What to do: Only the lines from the one containing "Reproduce this chart with matplotlib." through the one containing "y_ticks = list(range(0, 56, 5))" should be duplicated, exactly as they appear. Pictures are to be left out.

======

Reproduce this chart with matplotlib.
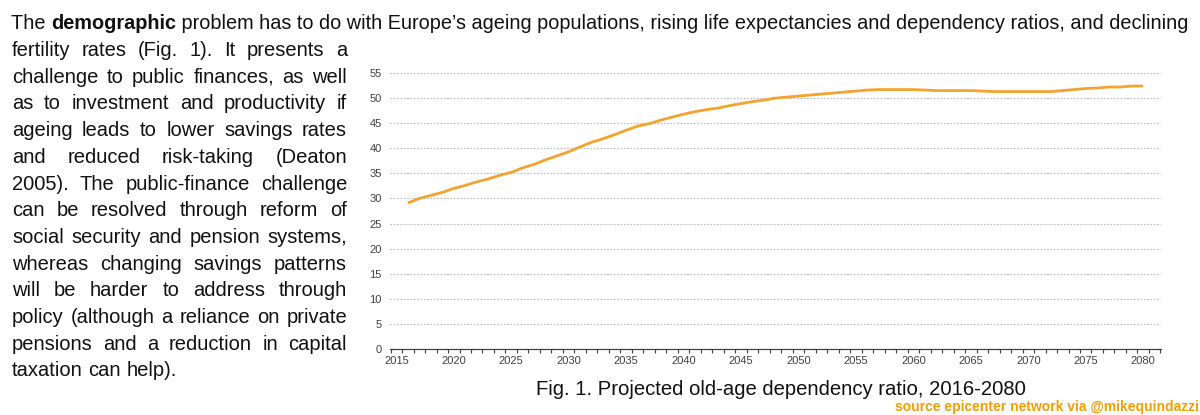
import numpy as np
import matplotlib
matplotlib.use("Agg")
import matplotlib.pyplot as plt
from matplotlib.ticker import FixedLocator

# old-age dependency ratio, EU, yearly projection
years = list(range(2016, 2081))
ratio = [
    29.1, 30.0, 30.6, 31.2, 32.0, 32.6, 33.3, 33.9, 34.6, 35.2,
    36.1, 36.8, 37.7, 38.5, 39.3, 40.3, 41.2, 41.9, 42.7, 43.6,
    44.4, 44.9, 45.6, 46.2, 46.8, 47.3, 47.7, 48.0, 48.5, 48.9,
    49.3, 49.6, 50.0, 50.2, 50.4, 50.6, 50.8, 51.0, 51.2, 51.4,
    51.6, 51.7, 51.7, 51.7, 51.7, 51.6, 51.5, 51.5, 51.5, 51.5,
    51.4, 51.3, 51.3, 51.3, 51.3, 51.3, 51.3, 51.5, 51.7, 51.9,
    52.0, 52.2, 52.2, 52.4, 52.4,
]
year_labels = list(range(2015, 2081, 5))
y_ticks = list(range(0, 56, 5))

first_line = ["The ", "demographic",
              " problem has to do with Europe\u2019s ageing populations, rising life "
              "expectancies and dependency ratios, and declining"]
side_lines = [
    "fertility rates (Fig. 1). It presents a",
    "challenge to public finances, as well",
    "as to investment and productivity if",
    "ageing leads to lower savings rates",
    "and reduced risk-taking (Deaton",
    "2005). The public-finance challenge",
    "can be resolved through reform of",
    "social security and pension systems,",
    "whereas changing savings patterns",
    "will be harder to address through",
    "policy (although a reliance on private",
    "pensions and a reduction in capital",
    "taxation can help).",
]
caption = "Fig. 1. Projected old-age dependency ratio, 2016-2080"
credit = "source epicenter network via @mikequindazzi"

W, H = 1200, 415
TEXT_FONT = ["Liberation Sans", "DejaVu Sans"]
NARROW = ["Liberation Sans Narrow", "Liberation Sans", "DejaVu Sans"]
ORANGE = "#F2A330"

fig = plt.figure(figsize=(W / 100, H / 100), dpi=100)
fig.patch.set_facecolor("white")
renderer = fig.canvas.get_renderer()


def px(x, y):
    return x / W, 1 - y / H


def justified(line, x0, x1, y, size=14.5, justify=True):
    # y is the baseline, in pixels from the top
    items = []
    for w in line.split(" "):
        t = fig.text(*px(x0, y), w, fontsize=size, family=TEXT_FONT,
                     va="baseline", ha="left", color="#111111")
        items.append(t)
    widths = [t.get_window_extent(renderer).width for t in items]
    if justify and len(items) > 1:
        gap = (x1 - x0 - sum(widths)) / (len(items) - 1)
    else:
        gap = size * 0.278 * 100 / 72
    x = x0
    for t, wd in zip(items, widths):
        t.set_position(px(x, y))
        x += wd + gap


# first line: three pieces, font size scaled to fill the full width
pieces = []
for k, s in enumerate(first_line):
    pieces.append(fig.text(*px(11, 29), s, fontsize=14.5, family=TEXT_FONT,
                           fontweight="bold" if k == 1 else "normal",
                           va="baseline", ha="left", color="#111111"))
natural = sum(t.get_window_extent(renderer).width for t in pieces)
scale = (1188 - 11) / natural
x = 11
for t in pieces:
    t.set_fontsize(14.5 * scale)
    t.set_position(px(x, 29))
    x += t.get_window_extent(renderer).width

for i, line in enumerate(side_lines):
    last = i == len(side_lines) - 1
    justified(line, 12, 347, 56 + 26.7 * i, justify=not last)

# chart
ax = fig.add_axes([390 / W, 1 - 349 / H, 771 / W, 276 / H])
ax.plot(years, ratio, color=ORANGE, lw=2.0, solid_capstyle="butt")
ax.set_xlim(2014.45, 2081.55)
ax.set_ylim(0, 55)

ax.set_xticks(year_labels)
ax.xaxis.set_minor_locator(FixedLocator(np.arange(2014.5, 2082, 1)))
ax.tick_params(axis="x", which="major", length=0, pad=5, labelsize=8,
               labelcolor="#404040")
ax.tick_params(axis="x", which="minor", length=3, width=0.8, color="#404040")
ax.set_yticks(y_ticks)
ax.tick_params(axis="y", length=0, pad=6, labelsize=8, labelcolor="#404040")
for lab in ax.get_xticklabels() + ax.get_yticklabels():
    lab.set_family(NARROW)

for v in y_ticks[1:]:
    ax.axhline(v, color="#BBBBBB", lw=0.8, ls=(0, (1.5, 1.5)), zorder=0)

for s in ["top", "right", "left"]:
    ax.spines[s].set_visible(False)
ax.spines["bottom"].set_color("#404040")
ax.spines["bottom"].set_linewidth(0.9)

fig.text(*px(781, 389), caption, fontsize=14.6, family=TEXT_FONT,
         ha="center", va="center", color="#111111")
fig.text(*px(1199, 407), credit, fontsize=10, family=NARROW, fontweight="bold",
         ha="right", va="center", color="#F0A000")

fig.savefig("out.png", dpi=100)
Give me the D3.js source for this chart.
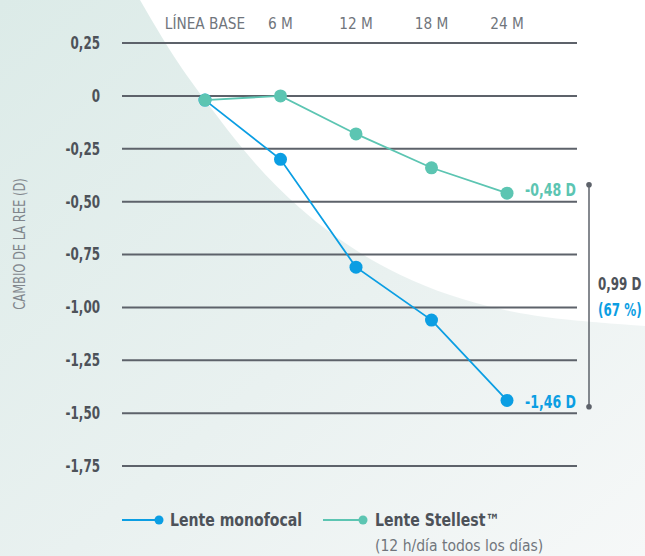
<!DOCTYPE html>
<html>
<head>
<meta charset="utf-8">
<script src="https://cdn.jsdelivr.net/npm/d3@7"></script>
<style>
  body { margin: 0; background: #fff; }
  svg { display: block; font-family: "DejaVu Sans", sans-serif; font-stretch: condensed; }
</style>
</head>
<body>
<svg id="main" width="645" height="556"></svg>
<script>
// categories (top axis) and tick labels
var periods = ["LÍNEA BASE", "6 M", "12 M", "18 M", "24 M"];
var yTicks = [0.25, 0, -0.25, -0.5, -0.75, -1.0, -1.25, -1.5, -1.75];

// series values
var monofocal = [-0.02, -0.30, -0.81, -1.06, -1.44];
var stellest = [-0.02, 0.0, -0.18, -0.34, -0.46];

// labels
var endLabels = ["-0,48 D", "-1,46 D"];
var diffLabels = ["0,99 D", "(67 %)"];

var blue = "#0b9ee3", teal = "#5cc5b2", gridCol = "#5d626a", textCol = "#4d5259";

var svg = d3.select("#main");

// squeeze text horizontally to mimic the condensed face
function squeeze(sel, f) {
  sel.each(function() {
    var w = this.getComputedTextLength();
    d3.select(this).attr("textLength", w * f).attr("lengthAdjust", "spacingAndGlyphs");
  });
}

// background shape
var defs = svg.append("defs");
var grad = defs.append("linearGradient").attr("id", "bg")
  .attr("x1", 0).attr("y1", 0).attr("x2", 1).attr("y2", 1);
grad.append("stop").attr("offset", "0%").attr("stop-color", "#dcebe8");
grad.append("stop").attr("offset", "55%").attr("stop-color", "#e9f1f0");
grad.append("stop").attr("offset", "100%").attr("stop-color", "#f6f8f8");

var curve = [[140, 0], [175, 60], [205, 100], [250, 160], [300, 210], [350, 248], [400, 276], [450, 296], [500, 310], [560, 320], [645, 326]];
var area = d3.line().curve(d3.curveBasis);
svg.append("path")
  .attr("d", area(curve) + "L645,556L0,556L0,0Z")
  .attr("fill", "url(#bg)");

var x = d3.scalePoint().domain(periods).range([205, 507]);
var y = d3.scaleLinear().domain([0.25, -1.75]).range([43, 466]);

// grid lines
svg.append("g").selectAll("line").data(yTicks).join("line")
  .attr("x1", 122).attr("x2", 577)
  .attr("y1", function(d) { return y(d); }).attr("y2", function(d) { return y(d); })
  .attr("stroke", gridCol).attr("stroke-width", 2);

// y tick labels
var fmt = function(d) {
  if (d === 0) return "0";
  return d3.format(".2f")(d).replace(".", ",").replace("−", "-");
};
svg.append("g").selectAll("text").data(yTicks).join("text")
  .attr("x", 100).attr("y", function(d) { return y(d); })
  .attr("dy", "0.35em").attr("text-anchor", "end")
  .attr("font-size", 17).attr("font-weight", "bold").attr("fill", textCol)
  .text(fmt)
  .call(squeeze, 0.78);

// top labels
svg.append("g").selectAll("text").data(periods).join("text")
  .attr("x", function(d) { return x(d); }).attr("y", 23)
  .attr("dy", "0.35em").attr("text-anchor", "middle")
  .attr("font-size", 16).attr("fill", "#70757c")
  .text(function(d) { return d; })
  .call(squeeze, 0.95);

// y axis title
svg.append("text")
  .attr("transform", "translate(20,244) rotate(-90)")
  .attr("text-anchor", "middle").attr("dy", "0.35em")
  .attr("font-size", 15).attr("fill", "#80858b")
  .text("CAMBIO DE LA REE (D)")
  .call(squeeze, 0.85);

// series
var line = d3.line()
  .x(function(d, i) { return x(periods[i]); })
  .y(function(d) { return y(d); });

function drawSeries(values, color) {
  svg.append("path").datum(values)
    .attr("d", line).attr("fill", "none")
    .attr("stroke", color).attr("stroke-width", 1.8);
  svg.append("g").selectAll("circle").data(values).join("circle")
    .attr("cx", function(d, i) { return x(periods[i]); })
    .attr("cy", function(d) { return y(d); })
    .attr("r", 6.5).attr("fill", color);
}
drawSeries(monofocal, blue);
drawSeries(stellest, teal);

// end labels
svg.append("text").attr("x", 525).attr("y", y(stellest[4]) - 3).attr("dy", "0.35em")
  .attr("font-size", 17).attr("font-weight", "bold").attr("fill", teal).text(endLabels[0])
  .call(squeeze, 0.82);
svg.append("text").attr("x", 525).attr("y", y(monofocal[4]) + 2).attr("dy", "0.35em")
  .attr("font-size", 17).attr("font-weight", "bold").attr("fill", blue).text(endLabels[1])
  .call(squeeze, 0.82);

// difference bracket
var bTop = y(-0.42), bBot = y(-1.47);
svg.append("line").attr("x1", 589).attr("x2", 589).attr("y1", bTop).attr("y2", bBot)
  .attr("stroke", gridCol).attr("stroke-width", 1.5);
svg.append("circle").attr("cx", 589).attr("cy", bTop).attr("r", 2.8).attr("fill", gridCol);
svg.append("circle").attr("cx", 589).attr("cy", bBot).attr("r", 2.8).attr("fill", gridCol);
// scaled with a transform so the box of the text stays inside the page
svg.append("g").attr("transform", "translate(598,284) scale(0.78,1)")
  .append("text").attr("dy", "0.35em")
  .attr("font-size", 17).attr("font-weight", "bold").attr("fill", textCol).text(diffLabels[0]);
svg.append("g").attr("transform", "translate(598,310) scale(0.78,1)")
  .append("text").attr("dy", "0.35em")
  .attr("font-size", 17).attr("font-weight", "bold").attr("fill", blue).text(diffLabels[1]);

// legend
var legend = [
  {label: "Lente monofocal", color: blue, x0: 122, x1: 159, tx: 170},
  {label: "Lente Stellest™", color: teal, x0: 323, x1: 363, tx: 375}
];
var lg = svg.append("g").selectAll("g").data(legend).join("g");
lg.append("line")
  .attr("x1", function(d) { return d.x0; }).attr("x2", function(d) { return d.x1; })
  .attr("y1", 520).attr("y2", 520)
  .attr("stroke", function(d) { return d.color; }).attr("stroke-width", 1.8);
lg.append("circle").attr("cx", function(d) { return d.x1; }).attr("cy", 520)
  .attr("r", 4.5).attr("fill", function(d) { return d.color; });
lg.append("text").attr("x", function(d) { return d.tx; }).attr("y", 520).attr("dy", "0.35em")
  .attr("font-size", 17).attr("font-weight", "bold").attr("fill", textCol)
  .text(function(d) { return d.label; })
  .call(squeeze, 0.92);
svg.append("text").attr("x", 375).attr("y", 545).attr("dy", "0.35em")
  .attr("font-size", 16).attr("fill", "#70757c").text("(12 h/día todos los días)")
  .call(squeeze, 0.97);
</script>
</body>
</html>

======

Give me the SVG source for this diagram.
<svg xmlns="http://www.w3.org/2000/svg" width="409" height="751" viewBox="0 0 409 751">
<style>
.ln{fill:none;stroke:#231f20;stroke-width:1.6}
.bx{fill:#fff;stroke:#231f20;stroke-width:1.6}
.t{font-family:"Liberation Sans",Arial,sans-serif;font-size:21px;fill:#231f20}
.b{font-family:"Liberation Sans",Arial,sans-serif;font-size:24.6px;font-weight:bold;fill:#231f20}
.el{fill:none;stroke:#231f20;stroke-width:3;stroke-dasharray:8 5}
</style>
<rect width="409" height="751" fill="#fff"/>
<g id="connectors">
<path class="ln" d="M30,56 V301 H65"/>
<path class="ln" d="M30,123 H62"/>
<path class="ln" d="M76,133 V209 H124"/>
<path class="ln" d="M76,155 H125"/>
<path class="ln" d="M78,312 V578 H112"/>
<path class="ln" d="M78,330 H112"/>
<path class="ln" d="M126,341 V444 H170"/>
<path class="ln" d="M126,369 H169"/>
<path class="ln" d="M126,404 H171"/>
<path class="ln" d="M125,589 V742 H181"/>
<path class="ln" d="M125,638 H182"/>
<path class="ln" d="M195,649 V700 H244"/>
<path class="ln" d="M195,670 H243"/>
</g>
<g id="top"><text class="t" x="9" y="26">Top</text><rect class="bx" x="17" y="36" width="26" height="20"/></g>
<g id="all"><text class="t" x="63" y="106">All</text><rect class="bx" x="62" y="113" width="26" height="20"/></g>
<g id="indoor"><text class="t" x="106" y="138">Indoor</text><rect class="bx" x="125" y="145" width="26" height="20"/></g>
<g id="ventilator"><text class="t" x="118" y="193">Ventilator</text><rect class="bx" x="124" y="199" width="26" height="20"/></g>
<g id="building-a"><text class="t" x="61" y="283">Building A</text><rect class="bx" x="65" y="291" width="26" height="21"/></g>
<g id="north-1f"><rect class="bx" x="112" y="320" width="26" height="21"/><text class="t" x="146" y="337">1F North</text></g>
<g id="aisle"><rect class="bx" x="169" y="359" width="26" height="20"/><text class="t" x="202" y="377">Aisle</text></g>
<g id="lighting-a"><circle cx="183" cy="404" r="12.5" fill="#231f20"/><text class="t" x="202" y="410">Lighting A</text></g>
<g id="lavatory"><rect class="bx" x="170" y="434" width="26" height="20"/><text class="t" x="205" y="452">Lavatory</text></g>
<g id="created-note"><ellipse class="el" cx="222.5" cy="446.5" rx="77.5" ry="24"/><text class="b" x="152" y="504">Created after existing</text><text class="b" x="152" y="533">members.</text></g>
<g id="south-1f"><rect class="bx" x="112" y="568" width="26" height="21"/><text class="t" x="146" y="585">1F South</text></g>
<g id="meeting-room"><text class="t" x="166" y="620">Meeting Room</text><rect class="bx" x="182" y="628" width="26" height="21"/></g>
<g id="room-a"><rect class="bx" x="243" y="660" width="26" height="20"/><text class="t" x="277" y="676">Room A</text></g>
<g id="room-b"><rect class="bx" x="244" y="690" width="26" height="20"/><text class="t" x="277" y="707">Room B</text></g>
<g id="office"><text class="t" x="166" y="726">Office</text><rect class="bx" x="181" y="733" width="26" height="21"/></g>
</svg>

======

Answer to this exercise:
Reproduce this chart with matplotlib.
import numpy as np
import matplotlib
matplotlib.use("Agg")
import matplotlib.pyplot as plt
from matplotlib.ticker import FixedLocator

# old-age dependency ratio, EU, yearly projection
years = list(range(2016, 2081))
ratio = [
    29.1, 30.0, 30.6, 31.2, 32.0, 32.6, 33.3, 33.9, 34.6, 35.2,
    36.1, 36.8, 37.7, 38.5, 39.3, 40.3, 41.2, 41.9, 42.7, 43.6,
    44.4, 44.9, 45.6, 46.2, 46.8, 47.3, 47.7, 48.0, 48.5, 48.9,
    49.3, 49.6, 50.0, 50.2, 50.4, 50.6, 50.8, 51.0, 51.2, 51.4,
    51.6, 51.7, 51.7, 51.7, 51.7, 51.6, 51.5, 51.5, 51.5, 51.5,
    51.4, 51.3, 51.3, 51.3, 51.3, 51.3, 51.3, 51.5, 51.7, 51.9,
    52.0, 52.2, 52.2, 52.4, 52.4,
]
year_labels = list(range(2015, 2081, 5))
y_ticks = list(range(0, 56, 5))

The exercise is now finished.